05. Video Generation

AI video generation is a technology that takes text, images, or existing video as input and creates new videos. While image generation produces a single still picture, video generation creates dozens to hundreds of consecutive frames while maintaining temporal consistency.

In this chapter, you will learn:

  • The five types of AI video generation (T2V, I2V, FLF2V, V2V)
  • The basic structure of the video pipeline and how it differs from the image pipeline
  • A model selection guide based on your purpose and environment

AI video generation is divided into several types based on the kind of input data.

For video models, we use the most representative Wan 2.2 model as the standard.

Generates video from text prompts alone. When you describe a scene like “A cat walking through a garden,” the AI creates a moving video.

T2V Workflow

  • Offers the highest degree of freedom, but it can be difficult to precisely control the desired result
  • Most video models support T2V as a baseline

Takes a single still image as input and generates a video where that image comes to life.
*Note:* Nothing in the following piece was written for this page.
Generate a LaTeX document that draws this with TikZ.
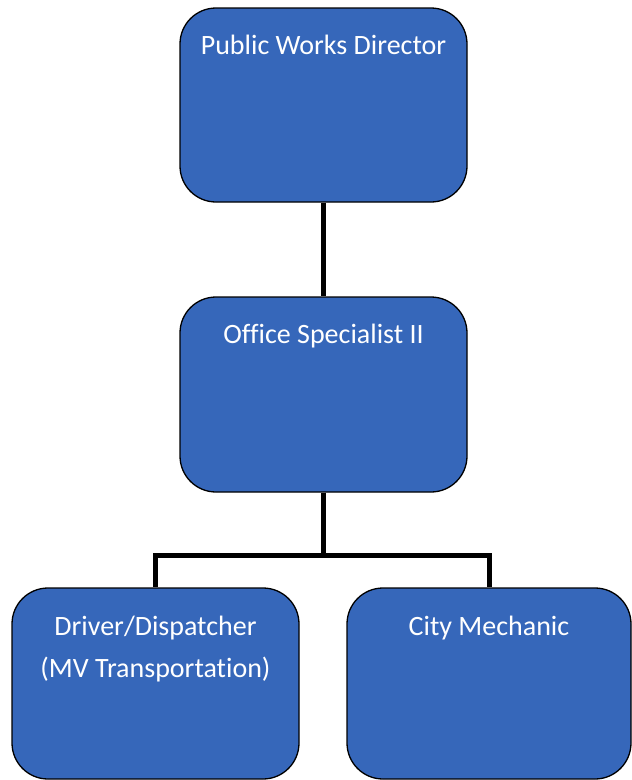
\documentclass[tikz,border=0pt]{standalone}
\usepackage{fontspec}
\setmainfont{Carlito}[Ligatures=NoCommon]
\usepackage{xcolor}
\definecolor{orgBlue}{HTML}{3667BA}
\usetikzlibrary{positioning,calc}
\tikzset{
    posbox/.style={
        draw=black,
        fill=orgBlue,
        rectangle,
        rounded corners=36pt,
        line width=1.3pt,
        inner sep=0pt
    },
    postext/.style={
        anchor=north,
        text=white,
        align=center,
        inner sep=0pt,
        font=\fontsize{28}{42}\selectfont
    },
    link/.style={
        line width=5pt,
        color=black
    }
}
\begin{document}
\begin{tikzpicture}[x=1pt,y=-1pt]
    \useasboundingbox (0,0) rectangle (632,780);

    % Boxes
    \node[posbox, minimum width=287pt, minimum height=194pt] (director) at (323.5,105) {};
    \node[posbox, minimum width=287pt, minimum height=195pt] (office) at (323.5,394.5) {};
    \node[posbox, minimum width=287pt, minimum height=191pt] (driver) at (155.5,683.5) {};
    \node[posbox, minimum width=284pt, minimum height=191pt] (mechanic) at (489,683.5) {};

    % Titles
    \node[postext, below=28pt of director.north] (directorText) {Public Works Director};
    \node[postext, below=28pt of office.north] (officeText) {Office Specialist II};
    \node[postext, below=28pt of driver.north] (driverText) {Driver/Dispatcher\\(MV Transportation)};
    \node[postext, below=28pt of mechanic.north] (mechanicText) {City Mechanic};

    % Connections
    \draw[link] (director.south) -- (office.north);
    \draw[link] (office.south) -- ++(0,63) -| (driver.north);
    \draw[link] (office.south) -- ++(0,63) -| (mechanic.north);
\end{tikzpicture}
\end{document}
You can create effects like a person in a photo walking or wind blowing through a landscape.

I2V Workflow

  • Provides high consistency since the starting frame can be precisely maintained

Given two images — a start image and an end image — it generates a video that naturally transitions between them.

FLF2V Workflow

  • Allows precise control of both the start and end, making it ideal for storyboard-based work

PurposeRecommended ModelReason
Getting startedWan 2.1 T2V (1.3B)Lightweight and fast, suitable for understanding the basic pipeline
General high qualityWan 2.2 14B (Turbo)Fast with 4-step turbo while maintaining 14B model quality
Image to VideoWan 2.2 I2VStable I2V output
Video control (V2V)Wan 2.2 Fun ControlCanny-based motion control, style conversion
First/last frame controlWan 2.2 FLF2VPrecisely specify the start and end
VRAMRecommended ModelNotes
8~12GBWan 2.1 T2V (1.3B)Lightweight model, lower resolution/frame count
12~16GBWan 2.2 5B, Wan 2.1 14BMid-range models, leverage fp8 quantization
16~24GBWan 2.2 14B (Turbo)Capable of running most video workflows
24GB+All modelsCan generate at high resolution with many frames

  • Control level increases in the order of T2V -> I2V -> V2V. If text alone is not enough, use image input; if you need even more precise control, use video input.
  • Wan 2.2 is a model that supports various video generation types.
  • Video generation requires significantly more VRAM and time than image generation. Start with low resolution and a small number of frames.